Good eye! We raise registered Miniature Herefords  They are a great breed, very hardy and act like pasture puppies. Like their larger cousins, but easier on a smaller farm and just enough beef for a small family.


----------



## PeggyTheParti (Sep 5, 2019)

I love that you have a favourite cow


----------



## JasMom (7 mo ago)

fjm said:


> I had a pony that would do that - got me every time!


I have rabbits that do the same, you would think I'd learn.


----------



## JasMom (7 mo ago)

PeggyTheParti said:


> I love that you have a favourite cow


Truthfully, in our small herd, I love them all but Maybelle is the most personable. 








This is her on a normal day. First to come up and see if I brought any grain.


----------



## Tulsi (Jun 8, 2021)

My rabbits do this too. Known on the rabbits united forum as a dbf or dead bunny flop!


----------



## Heartland2022 (8 mo ago)

Tulsi said:


> My rabbits do this too. Known on the rabbits united forum as a dbf or dead bunny flop!

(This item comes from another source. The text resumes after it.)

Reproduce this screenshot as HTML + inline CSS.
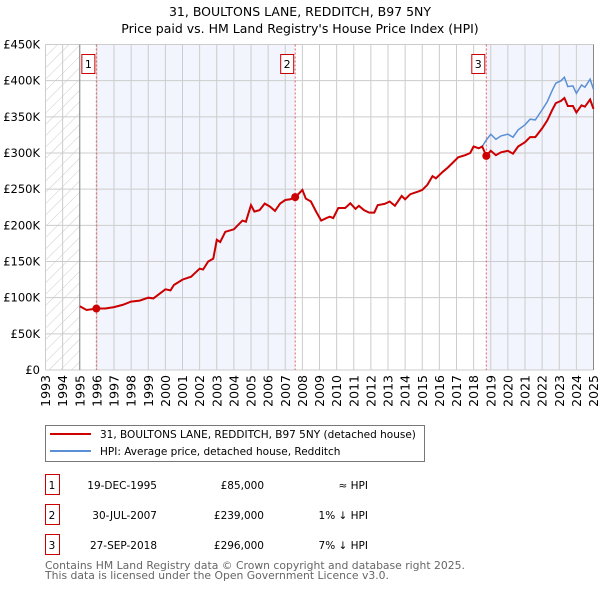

My doctor told me I got that CRS disease. I looked it up in the medical books and it says can't remember s*** .. I take it my current doctor takes a forceful approach to medicine 😅


----------



## cowpony (Dec 30, 2009)

Is your herd naturally polled, or do you need to get them dehorned?


----------



## JasMom (7 mo ago)

cowpony said:


> Is your herd naturally polled, or do you need to get them dehorned?


We breed for naturally polled, but a couple of our girls were dehorned by their respective breeders. We won't dehorn any of our own calves.


----------